Ее собственное "тело", проекция ее "я" тоже понемногу оформлялось - и, судя по тому, как легко это происходило, разум Рози готов был представить женщину-птицу без особых проблем. Найджел рядом тоже понемногу оформлялся, обретал ясность и цельность - как какой-то маленький хищный зверек. Интересный выбор; впрочем, дети любят симпатичных маленьких зверюшек навроде котиков. Так что, оценив метафору, Анна-София расправила крылья - и рухнула метеором вниз, туда, где ее ждали.
Ее и Найджела падение обратилось падением звезды - они были этой звездой и они были в ней, ее частью и ее причиной.
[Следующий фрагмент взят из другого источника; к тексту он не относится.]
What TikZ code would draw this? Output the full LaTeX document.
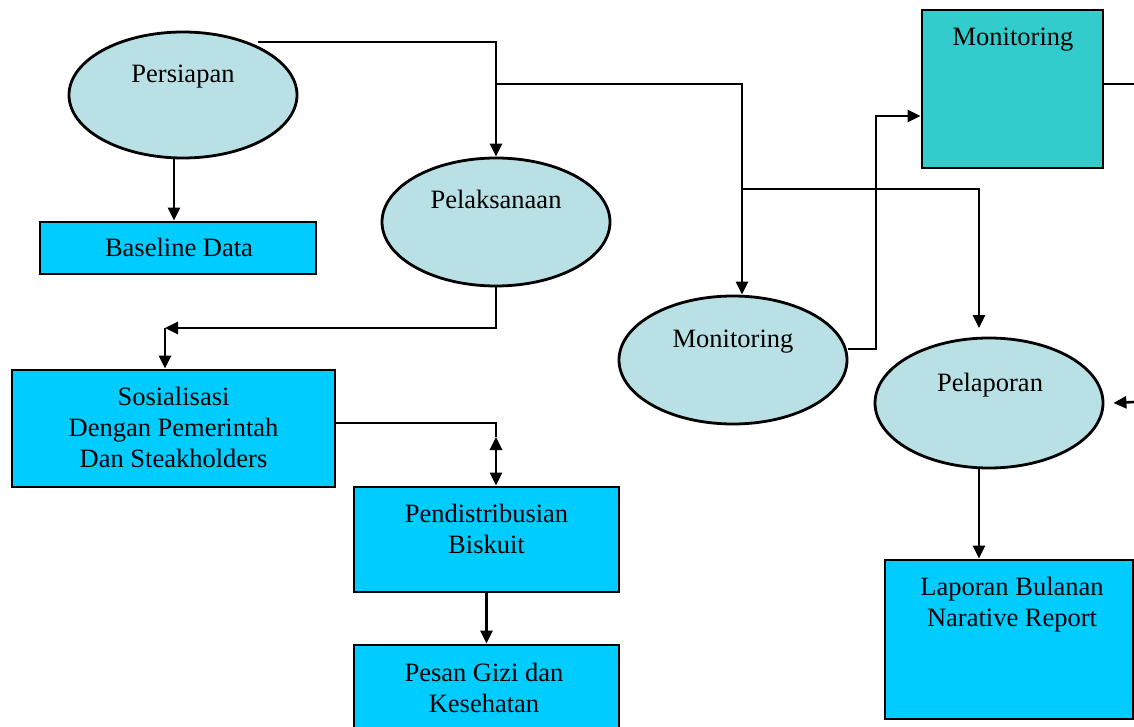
\documentclass[tikz,border=0pt]{standalone}
\usepackage{fontspec}
\setmainfont{Liberation Serif}
\usetikzlibrary{shapes.geometric,arrows.meta,calc}
\definecolor{ovalfill}{HTML}{B9E0E4}
\definecolor{boxfill}{HTML}{00CCFF}
\definecolor{tealfill}{HTML}{33CCCC}
\tikzset{
  oval/.style={ellipse,draw=black,line width=2.8pt,fill=ovalfill,inner sep=0pt},
  box/.style={rectangle,draw=black,line width=2.8pt,fill=boxfill,inner sep=0pt},
  tealbox/.style={box,fill=tealfill},
  lbl/.style={font=\fontsize{26.5}{31}\selectfont,align=center,inner sep=0pt},
  conn/.style={line width=2.6pt},
  arr/.style={conn,-{Triangle[length=13pt,width=12pt]}},
  arrboth/.style={conn,{Triangle[length=13pt,width=12pt]}-{Triangle[length=13pt,width=12pt]}}
}
\begin{document}
\begin{tikzpicture}[x=1pt,y=-1pt]
\useasboundingbox (0,0) rectangle (1134,727);
\clip (0,0) rectangle (1134,727);
\fill[white] (0,0) rectangle (1134,727);

% shapes
\node[oval,minimum width=228,minimum height=126] (pers) at (183,95) {};
\node[box,minimum width=276,minimum height=52] (base) at (178,248) {};
\node[oval,minimum width=228,minimum height=128] (pel) at (496,222) {};
\node[oval,minimum width=228,minimum height=128] (mon) at (733,360) {};
\node[oval,minimum width=228,minimum height=130] (lap) at (989,403) {};
\node[tealbox,minimum width=181,minimum height=158] (monr) at (1012.5,89) {};
\node[box,minimum width=323,minimum height=117] (sos) at (173.5,428.5) {};
\node[box,minimum width=265,minimum height=105] (dis) at (486.5,539.5) {};
\node[box,minimum width=265,minimum height=110] (pesan) at (486.5,700) {};
\node[box,minimum width=248,minimum height=159] (laprect) at (1009,639.5) {};

% texts
\node[lbl,anchor=base] (tpers) at (183,83) {Persiapan};
\node[lbl,anchor=base] (tbase) at (179,257) {Baseline Data};
\node[lbl,anchor=base] (tpel) at (496,209) {Pelaksanaan};
\node[lbl,anchor=base] (tmon) at (733,347) {Monitoring};
\node[lbl,anchor=base] (tlap) at (990,391) {Pelaporan};
\node[lbl,anchor=base] (tmonr) at (1013,46) {Monitoring};
\node[lbl] (tsos) at (173.5,427) {Sosialisasi\\Dengan Pemerintah\\Dan Steakholders};
\node[lbl] (tdis) at (486.5,529) {Pendistribusian\\Biskuit};
\node[lbl] (tpesan) at (484,687.5) {Pesan Gizi dan\\Kesehatan};
\node[lbl] (tlaprect) at (1012,605) {Laporan Bulanan\\Narative Report};

% junction coordinates
\coordinate (p1) at (258,42);
\coordinate (j1) at (496,84);
\coordinate (j2) at (742,189);
\coordinate (ptip) at (979,328);
\coordinate (c1) at (165,328);
\coordinate (c2) at (496,423);
\coordinate (c3) at (496,437);
\coordinate (c4) at (876,116);
\coordinate (e1) at (1134,84);
\coordinate (e2) at (1134,402);

% connectors
\draw[arr] ([xshift=-9pt]pers.south) -- ([xshift=-9pt]pers.south |- base.north);
\draw[arr] (p1) -| (pel.north);
\draw[arr] (j1) -| ([xshift=9pt]mon.north);
\draw[arr] (j2) -| (ptip);
\draw[arr] (pel.south) |- (c1);
\draw[arr] (c1) -- (c1 |- sos.north);
\draw[conn] ([yshift=5.5pt]sos.east) -- (c2) -- (c3);
\draw[arrboth] (c3) -- (c3 |- dis.north);
\draw[arr] (dis.south) -- (pesan.north);
\draw[arr] ([yshift=11pt]mon.east) -| (c4) -- (c4 -| monr.west);
\draw[conn] ([yshift=5pt]monr.east) -- (e1);
\draw[arr] (e2) -- ([xshift=9pt]lap.east);
\draw[arr] ([xshift=-10pt]lap.south) -- ([xshift=-10pt]lap.south |- laprect.north);
\end{tikzpicture}
\end{document}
В мире снов многое бывает двойственно и неопределенно. Они обрушились на землю с грохотом - и это было довольно-таки необычно; обычно вторжение в чужой разум было намеренно-тихим, "громко" только Фальке врывалась в мозги очередного убийцы. Но разум Рози, похоже, прямо-таки приглашал их в гости. Это было необычно - и это внушало некоторые надежды. Так что, стоя на берегу какого-то водоема и оправляя свои руки-крылья, Фальке оглядывалась с любопытством, приняв свою форму окончательно. И на своего коллегу с интересом посматривала, глядя как он надевает шляпку и оправляет курточку. Рядом они смотрелись странно и смешно - но хэй, это же сны. Тут и не такое может быть.
- Похоже, нас ждут, - озвучила она свои впечатления; потом, по-птичьи склонив голову к плечу, посмотрела через воду на какую-то растительность, уловив там движение, - и правда, ждут.
И поманила крылом - мол, выходи. Была ли это Рози, или просто какая-то проекция ее сознания, какой-то образ - какая разница? Нужно с чего-то начинать.